Stathis Papaioannou wrote:
On 27 March 2015 at 16:54, Bruce Kellett <bhkell...@optusnet.com.au> wrote:

It would take a vast amount of coding "by hand" to create a universe
filling in details of miracles occurring at multiple arbitrary points, as
opposed to an orderly universe with a few laws and initial conditions.

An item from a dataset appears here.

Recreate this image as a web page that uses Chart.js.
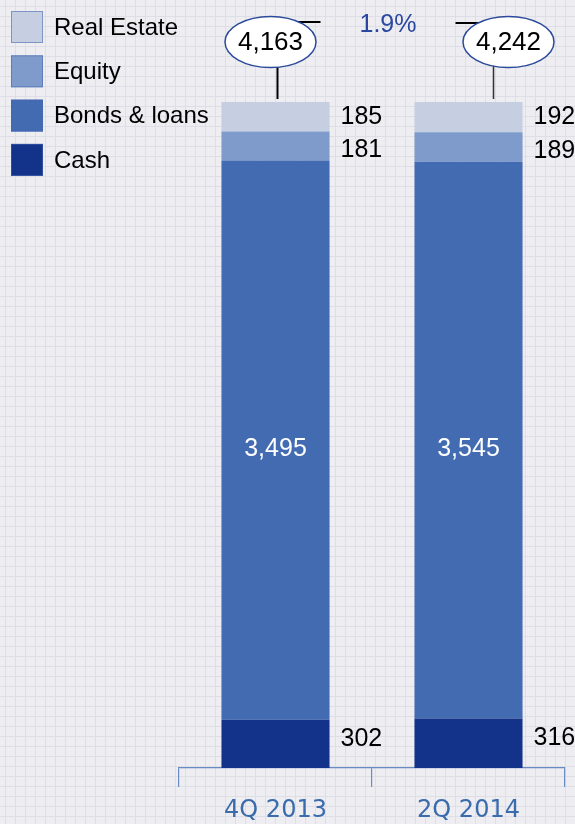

Not necessarily. Just insert a few (pseudo-)random numbers at strategic
points!

I envisage the program generating the universe as analogous to the
program generating the Madelbrot Set. If you modify the Mandelbrot
program so that anomalies appear in a regular way that is analogous to
a universe with unusual, but lawlike occurences. If you modify the
Mandelbrot program so that anomalies appear in a truly random way that
is analogous to a universe where miracles occur, and I think that
program would have much higher Kolmogorov complexity, like a bitmap
file of a visual representation of the Mandelbrot Set.

An algorithm for generating random numbers is fairly simple -- low complexity.


 But, on the other hand, the UD runs all possible programs, so what
does it matter if a few are a bit complicated. :-)

A justification for simpler programs having higher measure is
discussed in Russell Standish' TON book.

Which I don't have. Since it is not standard, explain it simply for me.